--- GIVEN PROBLEM ---
Please write the listing below out again exactly, leaving every picture behind.

↓↓↓

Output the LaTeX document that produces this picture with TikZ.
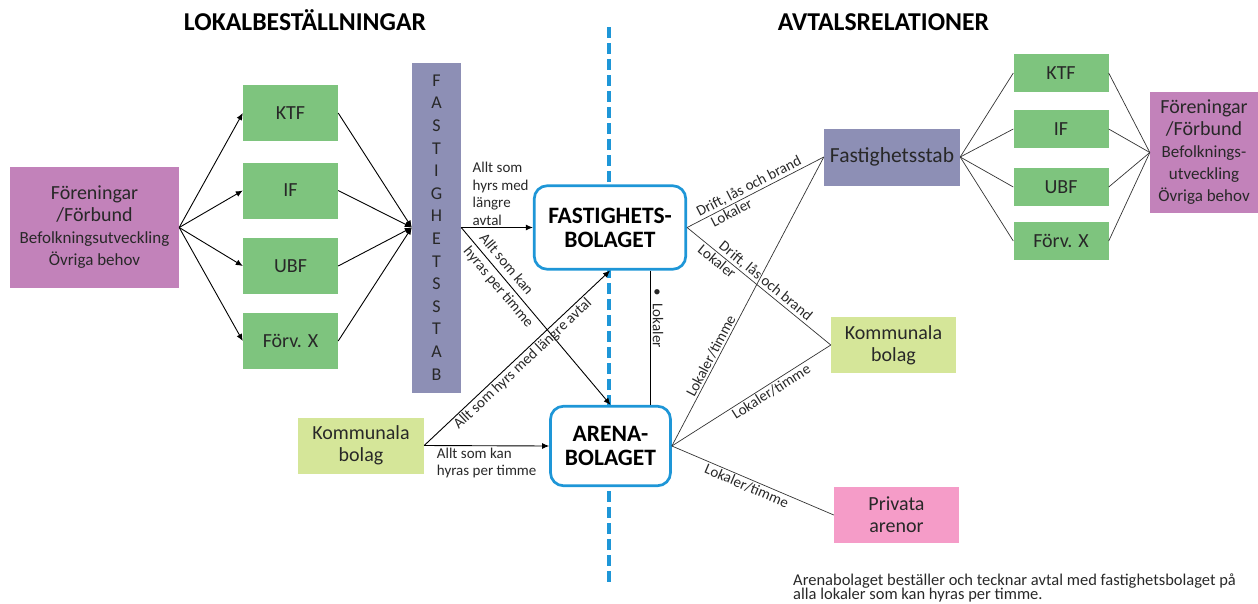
\documentclass[tikz,border=0pt]{standalone}
\usepackage{fontspec}
\setmainfont{Carlito}
\usetikzlibrary{arrows.meta,positioning}
\definecolor{lila}{RGB}{194,130,186}
\definecolor{gron}{RGB}{126,196,126}
\definecolor{stabgra}{RGB}{141,143,181}
\definecolor{ljusgron}{RGB}{213,230,153}
\definecolor{rosa}{RGB}{245,156,200}
\definecolor{linjebla}{RGB}{30,150,215}
\definecolor{text}{RGB}{40,40,40}

\begin{document}
\begin{tikzpicture}[x=1pt,y=-1pt,
	boxnode/.style={inner sep=0pt, align=center, text=text, font=\fontsize{20}{22}\selectfont},
	lilanode/.style={boxnode, fill=lila},
	gronnode/.style={boxnode, fill=gron, minimum width=95pt, minimum height=56pt},
	smagron/.style={boxnode, fill=gron, minimum width=95pt, minimum height=38pt},
	stabnode/.style={boxnode, fill=stabgra},
	kommnode/.style={boxnode, fill=ljusgron, minimum width=126pt, minimum height=56pt},
	bolagnode/.style={draw=linjebla, line width=2.7pt, fill=white, rounded corners=13pt, inner sep=0pt, align=center, font=\bfseries\fontsize{23.5}{24}\selectfont},
	titel/.style={inner sep=0pt, anchor=base, font=\bfseries\fontsize{25.7}{28}\selectfont},
	pil/.style={-{Latex[length=7pt,width=6pt]}, line width=0.9pt},
	tunn/.style={line width=0.7pt, draw=black!80},
	lbl/.style={inner sep=1.5pt, text=text, font=\fontsize{15}{17.7}\selectfont},
	]
	\useasboundingbox (0,0) rectangle (1258,603);

	%Rubriker
	\node[titel] (vanster) at (305,30) {LOKALBESTÄLLNINGAR};
	\node[titel] (hoger)   at (883.5,30) {AVTALSRELATIONER};

	%Delning
	\coordinate (delatop) at (609,27);
	\coordinate (delabot) at (609,583);
	\draw[linjebla, line width=4pt, dash pattern=on 11pt off 5pt] (delatop) -- (delabot);

	%Nodes vanster
	\node[lilanode, minimum width=169pt, minimum height=121pt] (foren) at (94.5,227.5)
		{Föreningar\\/Förbund\\{\fontsize{17}{19}\selectfont Befolkningsutveckling}\\{\fontsize{17}{19}\selectfont Övriga behov}};
	\node[gronnode] (ktf)  at (290.5,113) {KTF};
	\node[gronnode] (if)   at (290.5,190.5) {IF};
	\node[gronnode] (ubf)  at (290.5,266) {UBF};
	\node[gronnode] (forv) at (290.5,341) {Förv. X};
	\node[stabnode, minimum width=49pt, minimum height=330pt, font=\fontsize{18}{22.6}\selectfont] (stab) at (436.5,227.5)
		{F\\A\\S\\T\\I\\G\\H\\E\\T\\S\\S\\T\\A\\B};
	\node[kommnode] (komm) at (361,445.5) {Kommunala\\bolag};
	\node[bolagnode, minimum width=151.5pt, minimum height=83.5pt] (fb) at (610,227.5) {FASTIGHETS-\\BOLAGET};
	\node[bolagnode, minimum width=120pt, minimum height=79.5pt] (arena) at (610.5,446) {ARENA-\\BOLAGET};

	%Nodes hoger
	\node[stabnode, minimum width=136pt, minimum height=57pt, font=\fontsize{21.5}{24}\selectfont] (fstab) at (892,157) {Fastighetsstab};
	\node[kommnode, minimum width=125pt] (komm2) at (893.5,345) {Kommunala\\bolag};
	\node[boxnode, fill=rosa, minimum width=125pt, minimum height=56pt] (privat) at (896.5,515) {Privata\\arenor};
	\node[smagron] (ktf2)  at (1061,73) {KTF};
	\node[smagron] (if2)   at (1061,129) {IF};
	\node[smagron] (ubf2)  at (1061,187) {UBF};
	\node[smagron] (forv2) at (1061,241) {Förv. X};
	\node[lilanode, minimum width=108pt, minimum height=121pt] (foren2) at (1204,152.5)
		{Föreningar\\/Förbund\\{\fontsize{17}{19}\selectfont Befolknings-}\\{\fontsize{17}{19}\selectfont utveckling}\\{\fontsize{17}{19}\selectfont Övriga behov}};

	%Lines vanster
	\draw[pil] (foren.east) -- (ktf.west);
	\draw[pil] (foren.east) -- (if.west);
	\draw[pil] (foren.east) -- (ubf.west);
	\draw[pil] (foren.east) -- (forv.west);
	\draw[pil] (ktf.east) -- (stab.west);
	\draw[pil] (if.east) -- (stab.west);
	\draw[pil] (ubf.east) -- (stab.west);
	\draw[pil] (forv.east) -- (stab.west);
	\draw[pil] (stab.east) -- node[lbl, above, align=left, pos=0.55] {Allt som\\hyrs med\\längre\\avtal} (fb.west);
	\draw[pil] (stab.east) -- node[lbl, sloped, align=left, pos=0.3] {Allt som kan\\[3pt]hyras per timme} (arena.north);
	\draw[pil] (komm.east) -- node[lbl, sloped, below, pos=0.5] {Allt som hyrs med längre avtal} (fb.south);
	\draw[pil] (komm.east) -- node[lbl, below, align=left, pos=0.5] {Allt som kan\\hyras per timme} (arena.west);
	\draw[line width=0.9pt] ([xshift=40pt]fb.south) -- ([xshift=40pt]fb.south |- arena.north);
	\node[lbl, rotate=-90] (lokaltext) at (658,318) {\textbullet\hspace{8pt}Lokaler};

	%Lines hoger
	\draw[tunn] (fb.east) -- node[lbl, sloped, above, pos=0.48] {Drift, lås och brand}
		node[lbl, sloped, below, pos=0.3] {Lokaler} (fstab.west);
	\draw[tunn] (fb.east) -- node[lbl, sloped, above, pos=0.51] {Drift, lås och brand}
		node[lbl, sloped, below, pos=0.24] {Lokaler} (komm2.west);
	\draw[tunn] (arena.east) -- node[lbl, sloped, above, pos=0.3] {Lokaler/timme} (fstab.west);
	\draw[tunn] (arena.east) -- node[lbl, sloped, below, pos=0.6] {Lokaler/timme} (komm2.west);
	\draw[tunn] (arena.east) -- node[lbl, sloped, below, pos=0.48] {Lokaler/timme} (privat.west);
	\draw[tunn] (fstab.east) -- (ktf2.west);
	\draw[tunn] (fstab.east) -- (if2.west);
	\draw[tunn] (fstab.east) -- (ubf2.west);
	\draw[tunn] (fstab.east) -- (forv2.west);
	\draw[tunn] (ktf2.east) -- (foren2.west);
	\draw[tunn] (if2.east) -- (foren2.west);
	\draw[tunn] (ubf2.east) -- (foren2.west);
	\draw[tunn] (forv2.east) -- (foren2.west);

	%Not
	\node[inner sep=0pt, anchor=base west, align=left, text=text, font=\fontsize{16.5}{15}\selectfont] (not) at (793,599)
		{Arenabolaget beställer och tecknar avtal med fastighetsbolaget på\\[-1pt]alla lokaler som kan hyras per timme.};
\end{tikzpicture}
\end{document}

↑↑↑

--- FULL RESPONSE ---
Output the LaTeX document that produces this picture with TikZ.
\documentclass[tikz,border=0pt]{standalone}
\usepackage{fontspec}
\setmainfont{Carlito}
\usetikzlibrary{arrows.meta,positioning}
\definecolor{lila}{RGB}{194,130,186}
\definecolor{gron}{RGB}{126,196,126}
\definecolor{stabgra}{RGB}{141,143,181}
\definecolor{ljusgron}{RGB}{213,230,153}
\definecolor{rosa}{RGB}{245,156,200}
\definecolor{linjebla}{RGB}{30,150,215}
\definecolor{text}{RGB}{40,40,40}

\begin{document}
\begin{tikzpicture}[x=1pt,y=-1pt,
	boxnode/.style={inner sep=0pt, align=center, text=text, font=\fontsize{20}{22}\selectfont},
	lilanode/.style={boxnode, fill=lila},
	gronnode/.style={boxnode, fill=gron, minimum width=95pt, minimum height=56pt},
	smagron/.style={boxnode, fill=gron, minimum width=95pt, minimum height=38pt},
	stabnode/.style={boxnode, fill=stabgra},
	kommnode/.style={boxnode, fill=ljusgron, minimum width=126pt, minimum height=56pt},
	bolagnode/.style={draw=linjebla, line width=2.7pt, fill=white, rounded corners=13pt, inner sep=0pt, align=center, font=\bfseries\fontsize{23.5}{24}\selectfont},
	titel/.style={inner sep=0pt, anchor=base, font=\bfseries\fontsize{25.7}{28}\selectfont},
	pil/.style={-{Latex[length=7pt,width=6pt]}, line width=0.9pt},
	tunn/.style={line width=0.7pt, draw=black!80},
	lbl/.style={inner sep=1.5pt, text=text, font=\fontsize{15}{17.7}\selectfont},
	]
	\useasboundingbox (0,0) rectangle (1258,603);

	%Rubriker
	\node[titel] (vanster) at (305,30) {LOKALBESTÄLLNINGAR};
	\node[titel] (hoger)   at (883.5,30) {AVTALSRELATIONER};

	%Delning
	\coordinate (delatop) at (609,27);
	\coordinate (delabot) at (609,583);
	\draw[linjebla, line width=4pt, dash pattern=on 11pt off 5pt] (delatop) -- (delabot);

	%Nodes vanster
	\node[lilanode, minimum width=169pt, minimum height=121pt] (foren) at (94.5,227.5)
		{Föreningar\\/Förbund\\{\fontsize{17}{19}\selectfont Befolkningsutveckling}\\{\fontsize{17}{19}\selectfont Övriga behov}};
	\node[gronnode] (ktf)  at (290.5,113) {KTF};
	\node[gronnode] (if)   at (290.5,190.5) {IF};
	\node[gronnode] (ubf)  at (290.5,266) {UBF};
	\node[gronnode] (forv) at (290.5,341) {Förv. X};
	\node[stabnode, minimum width=49pt, minimum height=330pt, font=\fontsize{18}{22.6}\selectfont] (stab) at (436.5,227.5)
		{F\\A\\S\\T\\I\\G\\H\\E\\T\\S\\S\\T\\A\\B};
	\node[kommnode] (komm) at (361,445.5) {Kommunala\\bolag};
	\node[bolagnode, minimum width=151.5pt, minimum height=83.5pt] (fb) at (610,227.5) {FASTIGHETS-\\BOLAGET};
	\node[bolagnode, minimum width=120pt, minimum height=79.5pt] (arena) at (610.5,446) {ARENA-\\BOLAGET};

	%Nodes hoger
	\node[stabnode, minimum width=136pt, minimum height=57pt, font=\fontsize{21.5}{24}\selectfont] (fstab) at (892,157) {Fastighetsstab};
	\node[kommnode, minimum width=125pt] (komm2) at (893.5,345) {Kommunala\\bolag};
	\node[boxnode, fill=rosa, minimum width=125pt, minimum height=56pt] (privat) at (896.5,515) {Privata\\arenor};
	\node[smagron] (ktf2)  at (1061,73) {KTF};
	\node[smagron] (if2)   at (1061,129) {IF};
	\node[smagron] (ubf2)  at (1061,187) {UBF};
	\node[smagron] (forv2) at (1061,241) {Förv. X};
	\node[lilanode, minimum width=108pt, minimum height=121pt] (foren2) at (1204,152.5)
		{Föreningar\\/Förbund\\{\fontsize{17}{19}\selectfont Befolknings-}\\{\fontsize{17}{19}\selectfont utveckling}\\{\fontsize{17}{19}\selectfont Övriga behov}};

	%Lines vanster
	\draw[pil] (foren.east) -- (ktf.west);
	\draw[pil] (foren.east) -- (if.west);
	\draw[pil] (foren.east) -- (ubf.west);
	\draw[pil] (foren.east) -- (forv.west);
	\draw[pil] (ktf.east) -- (stab.west);
	\draw[pil] (if.east) -- (stab.west);
	\draw[pil] (ubf.east) -- (stab.west);
	\draw[pil] (forv.east) -- (stab.west);
	\draw[pil] (stab.east) -- node[lbl, above, align=left, pos=0.55] {Allt som\\hyrs med\\längre\\avtal} (fb.west);
	\draw[pil] (stab.east) -- node[lbl, sloped, align=left, pos=0.3] {Allt som kan\\[3pt]hyras per timme} (arena.north);
	\draw[pil] (komm.east) -- node[lbl, sloped, below, pos=0.5] {Allt som hyrs med längre avtal} (fb.south);
	\draw[pil] (komm.east) -- node[lbl, below, align=left, pos=0.5] {Allt som kan\\hyras per timme} (arena.west);
	\draw[line width=0.9pt] ([xshift=40pt]fb.south) -- ([xshift=40pt]fb.south |- arena.north);
	\node[lbl, rotate=-90] (lokaltext) at (658,318) {\textbullet\hspace{8pt}Lokaler};

	%Lines hoger
	\draw[tunn] (fb.east) -- node[lbl, sloped, above, pos=0.48] {Drift, lås och brand}
		node[lbl, sloped, below, pos=0.3] {Lokaler} (fstab.west);
	\draw[tunn] (fb.east) -- node[lbl, sloped, above, pos=0.51] {Drift, lås och brand}
		node[lbl, sloped, below, pos=0.24] {Lokaler} (komm2.west);
	\draw[tunn] (arena.east) -- node[lbl, sloped, above, pos=0.3] {Lokaler/timme} (fstab.west);
	\draw[tunn] (arena.east) -- node[lbl, sloped, below, pos=0.6] {Lokaler/timme} (komm2.west);
	\draw[tunn] (arena.east) -- node[lbl, sloped, below, pos=0.48] {Lokaler/timme} (privat.west);
	\draw[tunn] (fstab.east) -- (ktf2.west);
	\draw[tunn] (fstab.east) -- (if2.west);
	\draw[tunn] (fstab.east) -- (ubf2.west);
	\draw[tunn] (fstab.east) -- (forv2.west);
	\draw[tunn] (ktf2.east) -- (foren2.west);
	\draw[tunn] (if2.east) -- (foren2.west);
	\draw[tunn] (ubf2.east) -- (foren2.west);
	\draw[tunn] (forv2.east) -- (foren2.west);

	%Not
	\node[inner sep=0pt, anchor=base west, align=left, text=text, font=\fontsize{16.5}{15}\selectfont] (not) at (793,599)
		{Arenabolaget beställer och tecknar avtal med fastighetsbolaget på\\[-1pt]alla lokaler som kan hyras per timme.};
\end{tikzpicture}
\end{document}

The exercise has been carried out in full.